The men and women behind Madhouse's new Iron Man anime series know what's important when it comes to Iron Man: namely, the recent movie starring Robert Downey, Jr. In the show's first episode, Madhouse sticks to what the film laid down and occasionally peppers it with more traditional anime cliches. Tony Stark is once again an almost unthinkingly cocky hotshot millionaire, and he doesn't care if the world knows he's Iron Man or if he hits on the first woman he sees in Japan. That's because Tony has more important things in mind. He's in Japan to develop a revolutionary new energy generator and a new version of Iron Man, all without interference from any country's big, mean military.

The Iron Man anime's first episode, "Enter Iron Man," is seldom new ground to anyone familiar with superhero stories, Japanese or American. We know that Stark's new mass-production armor, named Iron Man Dio (an admittedly cute Black Sabbath nod), will go haywire. We know that Tony's plans to retire as Iron Man will be derailed by supervillains. We know that he'll make passes at the women he meets, including scientist Chika Tanaka and barely competent reporter Nanami Ota (who fulfills the role of every blandly written anime love interest by falling onto the hero and then slapping him). And we know that Iron Man, the good ol' yellow-and-red version, will make short work of the troublesome blue-and-silver Dio.

And then, just when everything seems mired in cliché, the show hits our hero with a surprise. He's attacked by a giant robotic version of Scorpio from the Zodiac, a recurring team of villains in the Marvel universe. Yet this Scorpio is a multi-eyed mechanical Giger alien, straight out of a Guyver manga panel. It's yet another cliché, but it's the only interesting point in the episode, and Scorpio at least sets up a plot broader than “Tony Stark flirts with a reporter.” Scorpio also amends one of the problems with recent Iron Man media: too many of the villains are just evil versions of the good guy.

Madhouse went with a shiny, sharp look for its characters, one slightly less exaggerated than the pointy style used in their Highlander anime film, and it's not terribly far from the typical realistic anime style seen in, say, the recent Golgo 13 series. Tony looks strangely lean, however, as though Peter Chung dropped by the studio. The animation's slightly above-grade for TV, though it picks up considerably in the all-too-brief fight scenes.

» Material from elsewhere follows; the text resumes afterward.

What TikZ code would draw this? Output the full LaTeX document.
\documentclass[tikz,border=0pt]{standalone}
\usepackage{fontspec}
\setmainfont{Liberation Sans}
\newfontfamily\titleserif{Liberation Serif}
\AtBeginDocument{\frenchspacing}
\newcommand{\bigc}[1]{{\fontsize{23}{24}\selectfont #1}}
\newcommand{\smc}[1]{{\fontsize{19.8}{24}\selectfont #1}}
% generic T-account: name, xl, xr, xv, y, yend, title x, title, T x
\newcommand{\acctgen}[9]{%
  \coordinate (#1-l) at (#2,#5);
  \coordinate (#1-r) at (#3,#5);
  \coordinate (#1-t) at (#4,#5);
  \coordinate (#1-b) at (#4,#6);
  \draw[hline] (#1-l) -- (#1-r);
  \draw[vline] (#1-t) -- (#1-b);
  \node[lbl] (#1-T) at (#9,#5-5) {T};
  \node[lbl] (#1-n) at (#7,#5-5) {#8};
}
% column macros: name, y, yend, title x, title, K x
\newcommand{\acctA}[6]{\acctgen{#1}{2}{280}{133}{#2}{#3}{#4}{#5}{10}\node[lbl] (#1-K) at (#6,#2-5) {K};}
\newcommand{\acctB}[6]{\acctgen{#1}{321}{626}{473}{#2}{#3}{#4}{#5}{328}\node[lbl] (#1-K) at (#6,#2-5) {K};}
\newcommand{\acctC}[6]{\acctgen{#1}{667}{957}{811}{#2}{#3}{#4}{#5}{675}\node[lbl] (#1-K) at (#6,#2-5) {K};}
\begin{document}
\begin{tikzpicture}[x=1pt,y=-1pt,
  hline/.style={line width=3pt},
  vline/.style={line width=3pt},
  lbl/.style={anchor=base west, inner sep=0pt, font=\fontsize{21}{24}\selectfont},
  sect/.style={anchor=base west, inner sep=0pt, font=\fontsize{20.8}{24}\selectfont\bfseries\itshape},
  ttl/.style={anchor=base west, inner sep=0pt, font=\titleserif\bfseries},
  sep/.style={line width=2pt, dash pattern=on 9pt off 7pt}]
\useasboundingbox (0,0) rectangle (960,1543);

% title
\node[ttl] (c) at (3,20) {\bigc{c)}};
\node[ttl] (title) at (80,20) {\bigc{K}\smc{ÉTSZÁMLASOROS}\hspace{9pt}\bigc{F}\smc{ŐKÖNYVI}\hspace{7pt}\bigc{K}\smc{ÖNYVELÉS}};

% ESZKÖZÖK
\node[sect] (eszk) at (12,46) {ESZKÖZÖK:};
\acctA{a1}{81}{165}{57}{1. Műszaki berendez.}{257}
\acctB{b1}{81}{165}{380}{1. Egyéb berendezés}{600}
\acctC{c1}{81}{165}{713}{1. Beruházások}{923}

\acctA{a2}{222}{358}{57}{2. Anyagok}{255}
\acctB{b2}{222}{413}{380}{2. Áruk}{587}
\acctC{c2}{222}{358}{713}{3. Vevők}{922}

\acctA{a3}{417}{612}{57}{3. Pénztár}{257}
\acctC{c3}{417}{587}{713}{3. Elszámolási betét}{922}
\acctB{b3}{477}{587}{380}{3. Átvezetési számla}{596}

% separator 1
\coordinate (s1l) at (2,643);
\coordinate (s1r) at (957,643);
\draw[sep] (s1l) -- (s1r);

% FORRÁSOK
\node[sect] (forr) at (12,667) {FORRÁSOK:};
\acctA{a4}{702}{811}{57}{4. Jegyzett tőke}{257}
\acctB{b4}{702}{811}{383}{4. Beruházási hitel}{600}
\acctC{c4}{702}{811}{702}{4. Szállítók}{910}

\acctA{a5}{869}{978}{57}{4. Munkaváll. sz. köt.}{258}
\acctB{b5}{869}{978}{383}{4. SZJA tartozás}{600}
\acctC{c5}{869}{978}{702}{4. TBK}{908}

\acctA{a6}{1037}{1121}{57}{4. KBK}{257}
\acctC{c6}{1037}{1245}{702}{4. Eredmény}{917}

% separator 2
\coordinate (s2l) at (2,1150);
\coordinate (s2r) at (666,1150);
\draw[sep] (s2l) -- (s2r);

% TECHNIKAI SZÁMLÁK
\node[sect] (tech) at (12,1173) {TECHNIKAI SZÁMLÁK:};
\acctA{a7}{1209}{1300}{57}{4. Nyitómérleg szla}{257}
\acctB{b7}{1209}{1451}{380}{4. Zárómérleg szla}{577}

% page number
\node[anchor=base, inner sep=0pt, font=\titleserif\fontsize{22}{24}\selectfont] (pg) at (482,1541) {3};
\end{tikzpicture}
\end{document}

As first episodes go, it's stable, halfway pretty, and disappointingly by-the-book. Perhaps Madhouse can't be faulted for giving Marvel and its fans exactly what they expect, but an anime adaptation of a well-exposed Western property should at least do something out of the ordinary. There's only a slim promise that this version of Iron Man will be any different from what we've seen many times before.